Question

a large cyllindrical vessel contains water to a height of 10m. it is found that the thrust acting on the curved surface is equal to that at the bottom. if atmospheric pressure can support a water column of 10m, the radius of the vessel is

Answer 1

15m

Answer 2

To solve this problem, we need to calculate the hydrostatic thrust (force) on the bottom surface and the curved surface of the cylindrical vessel and then equate them.

1. Given Information:

• Height of water in the vessel, $H = 10 \text{ m}$.
• Atmospheric pressure, $P_{atm}$, can support a water column of $10 \text{ m}$. This means $P_{atm} = \rho g (10 \text{ m})$, where $\rho$ is the density of water and $g$ is the acceleration due to gravity.
• Let the radius of the cylindrical vessel be $R$.

2. Thrust on the Bottom Surface ($F_B$):

The pressure at the bottom of the vessel is the sum of the atmospheric pressure and the pressure due to the water column.

$P_{bottom} = P_{atm} + \rho g H$

Substitute the given values:

$P_{bottom} = \rho g (10) + \rho g (10) = 20 \rho g$

The area of the bottom surface is $A_B = \pi R^2$.

The thrust on the bottom surface is:

$F_B = P_{bottom} \times A_B = (20 \rho g) \times (\pi R^2) = 20 \pi \rho g R^2$

3. Thrust on the Curved Surface ($F_C$):

The pressure on the curved surface varies with depth.
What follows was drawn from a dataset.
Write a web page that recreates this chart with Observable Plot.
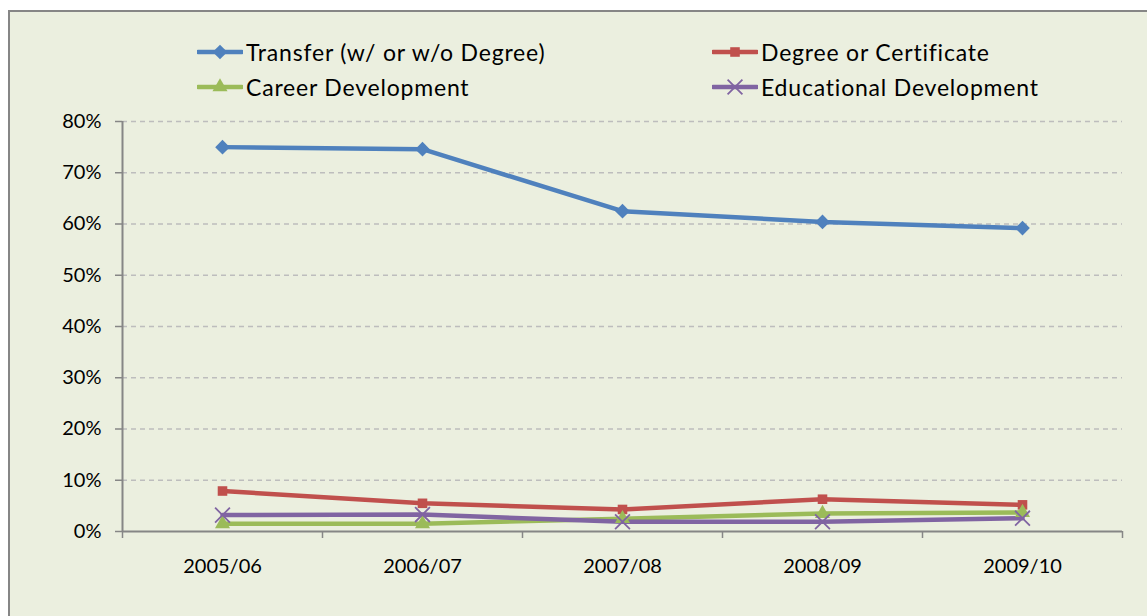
<!DOCTYPE html>
<html>
<head>
<meta charset="utf-8">
<script src="https://cdn.jsdelivr.net/npm/d3@7"></script>
<script src="https://cdn.jsdelivr.net/npm/@observablehq/plot@0.6"></script>
<style>
  html, body { margin: 0; padding: 0; background: #ffffff; overflow: hidden; }
  #wrap { position: relative; width: 1147px; height: 616px; font-family: Lato, "Open Sans", sans-serif; }
  #box { position: absolute; left: 8px; top: 10px; width: 1160px; height: 620px;
         background: #EBEFDF; border-left: 2px solid #868686; border-top: 2px solid #868686; }
  #chart { position: absolute; left: 0; top: 0; }
  .lg { position: absolute; display: flex; align-items: center; font-size: 23px; letter-spacing: 0.8px; color: #000; white-space: nowrap; }
  .lg svg { margin-right: 3px; }
</style>
</head>
<body>
<div id="wrap">
  <div id="box"></div>
  <div id="chart"></div>
</div>
<script>
// ---- data ----
const years = ["2005/06", "2006/07", "2007/08", "2008/09", "2009/10"];
const seriesNames = ["Transfer (w/ or w/o Degree)", "Degree or Certificate", "Career Development", "Educational Development"];
const transfer    = [0.750, 0.746, 0.625, 0.604, 0.592];
const degree      = [0.079, 0.055, 0.043, 0.063, 0.052];
const career      = [0.015, 0.015, 0.025, 0.035, 0.037];
const educational = [0.032, 0.033, 0.019, 0.019, 0.026];
const yTicks = [0, 0.1, 0.2, 0.3, 0.4, 0.5, 0.6, 0.7, 0.8];

// ---- styles ----
const colors  = ["#4F81BD", "#C0504D", "#9BBB59", "#8064A2"];
const symbols = ["diamond2", "square", "triangle", "times"];
const symR    = [6.6, 5.4, 5.6, 6.8];
const values  = [transfer, degree, career, educational];

const series = seriesNames.map((name, k) => ({
  name, color: colors[k], symbol: symbols[k], r: symR[k],
  rows: values[k].map((v, i) => ({ i, v, year: years[i] }))
}));

const n = years.length;
const boundaries = d3.range(n + 1).map(i => i - 0.5);
const axisColor = "#868686";

const marks = [
  Plot.gridY(yTicks.filter(t => t > 0), { stroke: "#BDBDBD", strokeOpacity: 1, strokeWidth: 1.3, strokeDasharray: "5,4" }),
  Plot.axisY(yTicks, { label: null, tickSize: 7, tickPadding: 14, tickFormat: d3.format(".0%"), stroke: axisColor, strokeWidth: 1.5, fill: "#000", fontSize: 20 }),
  Plot.axisX(boundaries, { label: null, tickSize: 7, tickFormat: () => "", stroke: axisColor, strokeWidth: 1.5 }),
  Plot.axisX(d3.range(n), { label: null, tickSize: 0, tickPadding: 27, tickFormat: i => years[i], fill: "#000", fontSize: 20 }),
  Plot.ruleX([-0.5], { stroke: axisColor, strokeWidth: 2 }),
  Plot.ruleY([0], { stroke: axisColor, strokeWidth: 2 })
];
for (const s of series) {
  marks.push(Plot.line(s.rows, { x: "i", y: "v", stroke: s.color, strokeWidth: 4.5, strokeLinejoin: "round" }));
}
for (const s of series) {
  if (s.symbol === "times") {
    marks.push(Plot.dot(s.rows, { x: "i", y: "v", symbol: s.symbol, r: s.r, stroke: s.color, strokeWidth: 1.8, fill: "none" }));
  } else {
    marks.push(Plot.dot(s.rows, { x: "i", y: "v", symbol: s.symbol, r: s.r, fill: s.color, stroke: "none" }));
  }
}

const chart = Plot.plot({
  width: 1147, height: 616,
  marginLeft: 122, marginRight: 25, marginTop: 121, marginBottom: 85,
  x: { type: "linear", domain: [-0.5, n - 0.5], axis: null, label: null },
  y: { domain: [0, 0.8], axis: null, label: null },
  style: { background: "transparent", fontFamily: "Lato, 'Open Sans', sans-serif", color: "#000", overflow: "visible" },
  marks
});
document.getElementById("chart").appendChild(chart);

// ---- legend ----
const legendPos = [
  { left: 197, top: 52 }, { left: 712, top: 52 },
  { left: 197, top: 87 }, { left: 712, top: 87 }
];
const wrap = document.getElementById("wrap");
series.forEach((s, k) => {
  const div = document.createElement("div");
  div.className = "lg";
  div.style.left = legendPos[k].left + "px";
  div.style.top = (legendPos[k].top - 15) + "px";
  div.style.height = "30px";
  const sw = d3.create("svg").attr("width", 46).attr("height", 20);
  sw.append("line").attr("x1", 1).attr("x2", 45).attr("y1", 10).attr("y2", 10)
    .attr("stroke", s.color).attr("stroke-width", 4.5).attr("stroke-linecap", "round");
  const symMap = { diamond2: d3.symbolDiamond2, square: d3.symbolSquare, triangle: d3.symbolTriangle, times: d3.symbolTimes };
  const path = d3.symbol(symMap[s.symbol], Math.PI * s.r * s.r)();
  const p = sw.append("path").attr("d", path).attr("transform", "translate(23,10)");
  if (s.symbol === "times") p.attr("fill", "none").attr("stroke", s.color).attr("stroke-width", 1.8);
  else p.attr("fill", s.color);
  div.appendChild(sw.node());
  const t = document.createElement("span");
  t.textContent = s.name;
  div.appendChild(t);
  wrap.appendChild(div);
});
</script>
</body>
</html>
It ranges from $P_{atm}$ at the water surface to $P_{atm} + \rho g H$ at the bottom. Since the pressure varies linearly with depth, the effective average pressure acting on the curved surface is the pressure at the centroid of the vertical side area. The centroid of a vertical rectangular area of height $H$ is at a depth of $H/2$ from the water surface.

So, the average pressure on the curved surface is:

$P_{avg} = P_{atm} + \rho g (H/2)$

Substitute the given values:

$P_{avg} = \rho g (10) + \rho g (10/2) = \rho g (10) + \rho g (5) = 15 \rho g$

The area of the curved surface is $A_C = (2 \pi R) \times H$.

$A_C = 2 \pi R (10) = 20 \pi R$

The thrust on the curved surface is:

$F_C = P_{avg} \times A_C = (15 \rho g) \times (20 \pi R) = 300 \pi \rho g R$

4. Equating the Thrusts:

According to the problem statement, the thrust acting on the curved surface is equal to that at the bottom:

$F_C = F_B$

$300 \pi \rho g R = 20 \pi \rho g R^2$

5. Solve for R:

We can cancel common terms from both sides: $\pi$, $\rho$, $g$, and $R$ (assuming $R \neq 0$).

$300 = 20 R$

$R = \frac{300}{20}$

$R = 15 \text{ m}$

The radius of the vessel is 15 m.

The final answer is $\boxed{\text{15m}}$.

Explanation of the solution:

1. Calculate the force on the bottom: $F_B = (P_{atm} + \rho g H) \times (\pi R^2)$.
2. Calculate the force on the curved surface: $F_C = (P_{atm} + \rho g H/2) \times (2\pi R H)$.
3. Equate $F_B = F_C$ and solve for $R$.

Given $H = 10 \text{ m}$ and $P_{atm} = \rho g (10 \text{ m})$, we have:

$F_B = (\rho g (10) + \rho g (10)) \pi R^2 = 20 \pi \rho g R^2$.

$F_C = (\rho g (10) + \rho g (10/2)) (2\pi R (10)) = (15 \rho g) (20 \pi R) = 300 \pi \rho g R$.

Equating them: $20 \pi \rho g R^2 = 300 \pi \rho g R$.

Dividing by $20 \pi \rho g R$ (assuming $R \neq 0$), we get $R = 15 \text{ m}$.